L'Egitto rischia di sprofondare nella sanguinosa deriva algerina degli anni Novanta, quando i militari cancellarono la vittoria islamica alle elezioni scatenando una paurosa guerra civile che è costata 150mila morti.
Il pugno di ferro contro i Fratelli musulmani potrebbe portare le frange più giovani ed estremiste alla lotta armata. Non solo: il massacro di ieri al Cairo ha provocato, come una scossa di terremoto, scontri in tutto il Paese, che sono sfociati in attacchi alle chiese della minoranza cristiana.
Lo stato di emergenza dichiarato dal presidente provvisorio, Adly Mansour, ricorda quello algerino di vent'anni fa. Gli islamici del Fis vinsero le elezioni nel dicembre 1991. Il 4 gennaio i militari chiusero il Parlamento e iniziò una spaventosa guerra civile durata dieci anni. Il 3 luglio il presidente eletto dei Fratelli musulmani, Mohammed Morsi, è stato destituito dall'attuale ministro della Difesa, generale Abdel Fattah El Sisi appoggiato da un'ampia fetta della popolazione. Ieri i militari e la polizia hanno scatenato il bagno di sangue per sgomberare i presidi della Fratellanza al Cairo che protestavano contro il «golpe». A Rabba, uno dei sit-in smantellati nella capitale, si è assistito a un prologo della guerra civile: cecchini governativi sparavano dai tetti e militanti islamici rispondevano al fuoco.
La Fratellanza è un movimento politico-religioso storico in Egitto, che fin dai tempi di Nasser veniva represso e viveva in clandestinità. Il pericolo è che si formi una costola armata sull'esempio di Hamas, il movimento palestinese che comanda a Gaza ispirato dai Fratelli musulmani. Gli alleati non mancano. Ieri il gruppo Al Jamaa Al Islamiya, vicino ai sostenitori di Morsi, ha annunciato che in Egitto «ci sarà una rivoluzione globale in tutto il Paese». Non si tratta di neofiti, ma degli eredi della formazione terrorista che insanguinarono il Paese negli anni Ottanta uccidendo il presidente Sadat e decine di turisti. I suoi membri hanno abbandonato da tempo la lotta armata, ma in questo caos potrebbero tornare ad imbracciare le armi.

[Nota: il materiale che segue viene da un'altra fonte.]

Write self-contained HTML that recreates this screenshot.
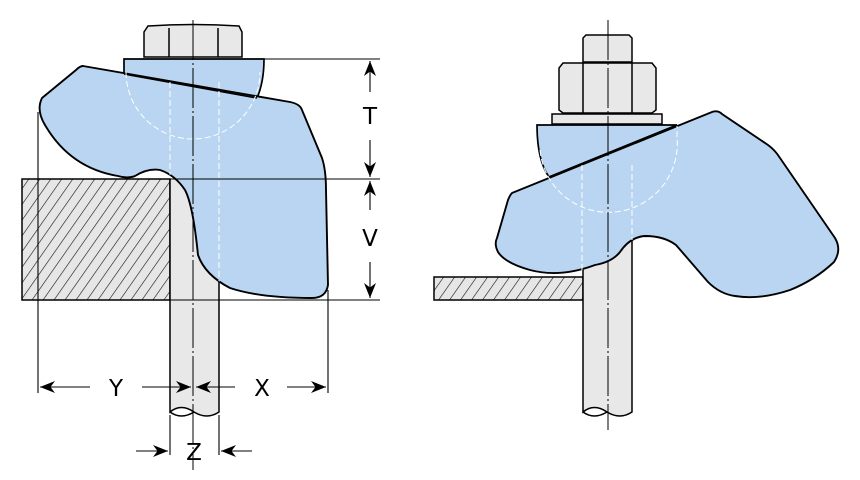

Chi fin dalle ore precedenti alla deposizione di Morsi aveva minacciato il Jihad è Mohammed Al Zawahiri, fratello minore di Ayman, il capo di Al Qaida dopo la morte di Bin Laden. Mohammed, scarcerato grazie alla rivolta contro Mubarak, è uno dei leader dei Salafiti per la guerra santa, un cartello di gruppi estremisti egiziani.
Come in Algeria le zone desertiche e montagnose sono state per un decennio roccaforte del Fronte islamico e dei suoi eredi, il Sinai è già una terra di nessuno dove si nascondono cellule integraliste ben armate grazie ai contrabbandieri beduini.
Una miscela esplosiva, ma la vera incognita è il ruolo del potente partito salafita Al Nour, la seconda formazione politica egiziana. A parole stanno con i «martiri» islamici uccisi dalle forze di sicurezza, ma nei fatti cercano di fare le scarpe ai Fratelli musulmani attirando il loro elettorato. Dopo la deposizione di Morsi hanno addirittura trattato con il nuovo premier Hazem El Beblawi ed il vice premier Mohammad El Baradei. Quest'ultimo è l'anima più liberale del governo che non voleva l'intervento armato contro i Fratelli musulmani. E per questo motivo, ieri, ha dato le dimissioni.
Ma le somiglianze con la tragedia dell'Algeria non sono finite. Il generale Al Sisi aveva annunciato pubblicamente la destituzione di Morsi con al suo fianco l'imam di Al Azhar, la più importante istituzione musulmana del Paese ed il «papa» dei copti. Ieri la guida di Al Azhar ha preso le distanze dall'intervento di esercito e polizia.
Una deriva algerina scatenerebbe la caccia ai cristiani copti, che sono oltre il 10 per cento della popolazione.